Can I make these ahead?
I’ve prepped and partially baked them, then refrigerated. I just reheat them in a hot oven with fresh stock or butter before serving.
Conclusion
Fondant potatoes have become my go-to for elevating any meal. With minimal prep, a one-pan method, and simple ingredients, they deliver stunning results—golden, buttery, and impossibly tender. I love pairing them with steaks, roasted chicken, or veggie mains.

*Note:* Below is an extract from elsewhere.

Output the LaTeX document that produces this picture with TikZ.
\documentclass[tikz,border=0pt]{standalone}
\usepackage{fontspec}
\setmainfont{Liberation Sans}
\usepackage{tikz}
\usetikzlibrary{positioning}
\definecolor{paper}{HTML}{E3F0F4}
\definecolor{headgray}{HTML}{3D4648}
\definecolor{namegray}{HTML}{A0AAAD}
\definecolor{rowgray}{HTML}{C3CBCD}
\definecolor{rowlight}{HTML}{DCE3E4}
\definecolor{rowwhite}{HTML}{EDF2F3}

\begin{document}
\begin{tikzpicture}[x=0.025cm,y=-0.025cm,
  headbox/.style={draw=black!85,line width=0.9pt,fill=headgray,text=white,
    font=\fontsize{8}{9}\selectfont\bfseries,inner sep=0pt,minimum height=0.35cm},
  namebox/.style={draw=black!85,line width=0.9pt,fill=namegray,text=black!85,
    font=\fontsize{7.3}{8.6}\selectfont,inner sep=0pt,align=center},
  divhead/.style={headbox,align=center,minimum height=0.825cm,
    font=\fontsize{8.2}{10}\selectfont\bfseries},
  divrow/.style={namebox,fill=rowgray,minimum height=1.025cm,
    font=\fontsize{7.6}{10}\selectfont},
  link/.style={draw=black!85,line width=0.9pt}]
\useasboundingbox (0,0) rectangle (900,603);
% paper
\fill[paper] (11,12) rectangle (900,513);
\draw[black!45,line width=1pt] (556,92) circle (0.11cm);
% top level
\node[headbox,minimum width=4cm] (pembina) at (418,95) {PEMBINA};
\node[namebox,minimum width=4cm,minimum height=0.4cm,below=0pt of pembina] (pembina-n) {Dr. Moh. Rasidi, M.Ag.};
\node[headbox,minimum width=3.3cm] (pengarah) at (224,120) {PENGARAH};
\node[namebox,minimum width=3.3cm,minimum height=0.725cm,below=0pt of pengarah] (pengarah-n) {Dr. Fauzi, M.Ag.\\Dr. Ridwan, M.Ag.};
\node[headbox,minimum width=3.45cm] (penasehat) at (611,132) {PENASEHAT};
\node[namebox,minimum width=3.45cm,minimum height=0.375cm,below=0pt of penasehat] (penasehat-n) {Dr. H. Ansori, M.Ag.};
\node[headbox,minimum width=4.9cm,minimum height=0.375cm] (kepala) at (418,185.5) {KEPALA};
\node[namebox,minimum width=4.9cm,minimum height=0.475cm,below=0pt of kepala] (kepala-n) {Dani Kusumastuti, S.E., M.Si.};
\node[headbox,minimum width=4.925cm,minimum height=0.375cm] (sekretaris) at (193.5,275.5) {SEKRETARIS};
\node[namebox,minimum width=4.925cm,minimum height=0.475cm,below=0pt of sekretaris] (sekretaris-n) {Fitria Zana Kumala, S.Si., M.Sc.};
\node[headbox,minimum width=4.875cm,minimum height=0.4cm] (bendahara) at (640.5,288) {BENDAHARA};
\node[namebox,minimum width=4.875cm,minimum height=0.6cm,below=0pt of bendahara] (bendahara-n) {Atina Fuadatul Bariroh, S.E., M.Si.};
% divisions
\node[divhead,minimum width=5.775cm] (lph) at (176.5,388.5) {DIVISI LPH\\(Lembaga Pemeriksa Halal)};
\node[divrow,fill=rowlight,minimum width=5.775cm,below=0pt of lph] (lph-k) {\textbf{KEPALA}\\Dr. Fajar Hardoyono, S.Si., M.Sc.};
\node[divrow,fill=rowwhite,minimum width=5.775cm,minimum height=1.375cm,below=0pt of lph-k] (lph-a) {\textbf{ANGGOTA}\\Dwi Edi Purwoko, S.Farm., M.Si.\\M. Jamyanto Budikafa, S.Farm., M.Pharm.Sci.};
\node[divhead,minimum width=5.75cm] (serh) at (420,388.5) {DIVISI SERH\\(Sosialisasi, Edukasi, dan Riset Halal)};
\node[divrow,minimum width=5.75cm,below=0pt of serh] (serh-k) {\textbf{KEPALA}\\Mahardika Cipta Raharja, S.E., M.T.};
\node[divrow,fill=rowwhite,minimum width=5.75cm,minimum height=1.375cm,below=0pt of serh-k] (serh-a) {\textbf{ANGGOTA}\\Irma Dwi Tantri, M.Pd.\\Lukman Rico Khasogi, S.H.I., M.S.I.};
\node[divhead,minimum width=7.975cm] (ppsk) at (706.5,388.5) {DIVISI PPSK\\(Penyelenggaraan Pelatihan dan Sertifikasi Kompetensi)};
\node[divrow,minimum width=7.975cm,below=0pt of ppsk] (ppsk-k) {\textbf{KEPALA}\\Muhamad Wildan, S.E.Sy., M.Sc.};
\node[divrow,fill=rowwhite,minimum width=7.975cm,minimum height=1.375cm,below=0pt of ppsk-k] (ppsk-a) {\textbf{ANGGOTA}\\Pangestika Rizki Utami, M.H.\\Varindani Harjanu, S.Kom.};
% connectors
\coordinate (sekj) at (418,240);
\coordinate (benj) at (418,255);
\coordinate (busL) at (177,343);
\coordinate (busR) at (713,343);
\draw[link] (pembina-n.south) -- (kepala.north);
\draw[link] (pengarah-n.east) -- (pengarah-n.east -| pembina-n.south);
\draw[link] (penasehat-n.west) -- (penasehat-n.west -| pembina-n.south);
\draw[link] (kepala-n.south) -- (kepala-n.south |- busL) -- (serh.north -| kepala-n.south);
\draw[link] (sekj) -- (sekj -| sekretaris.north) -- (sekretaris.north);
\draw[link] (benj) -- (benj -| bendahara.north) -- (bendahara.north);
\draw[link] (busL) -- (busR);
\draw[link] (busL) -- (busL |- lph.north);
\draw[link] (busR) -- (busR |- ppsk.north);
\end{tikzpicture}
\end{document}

I hope you enjoy making these as much as I do!
Print
Fondant Potatoes
Golden, pillowy potatoes roasted in rich butter and aromatic herbs—crispy on the outside, tender and fluffy inside—for an elegant side dish with minimal effort.
- Total Time: 35 minutes
- Yield: 4 servings
Ingredients
4 large Yukon Gold potatoes, peeled and trimmed into cylinders (~2 inches thick)
3 tablespoons unsalted butter
2 tablespoons olive oil
3–4 garlic cloves, smashed
2–3 sprigs fresh thyme (or rosemary)
½ cup low‑sodium chicken or vegetable broth
Salt and freshly ground black pepper, to taste
Instructions
Preheat oven to 425 °F (220 °C).
Dry the potato cylinders thoroughly with paper towels; season all sides generously with salt and pepper.
In a large oven‑safe skillet, melt butter with olive oil over medium‑high heat. When bubbling, add potatoes cut‑side down and cook without moving until deep golden brown, about 4–5 minutes.
Flip the potatoes and add garlic cloves and thyme sprigs around them. Sear the second side for 3–4 minutes until browned.
Carefully pour broth into the skillet (it should sizzle). Transfer skillet to the oven.
Roast for 15–20 minutes, basting the tops occasionally with pan juices, until potatoes are tender inside (test with a skewer).
Remove from oven, discard garlic skins and thyme sprigs, spoon pan juices over the potatoes, and serve hot.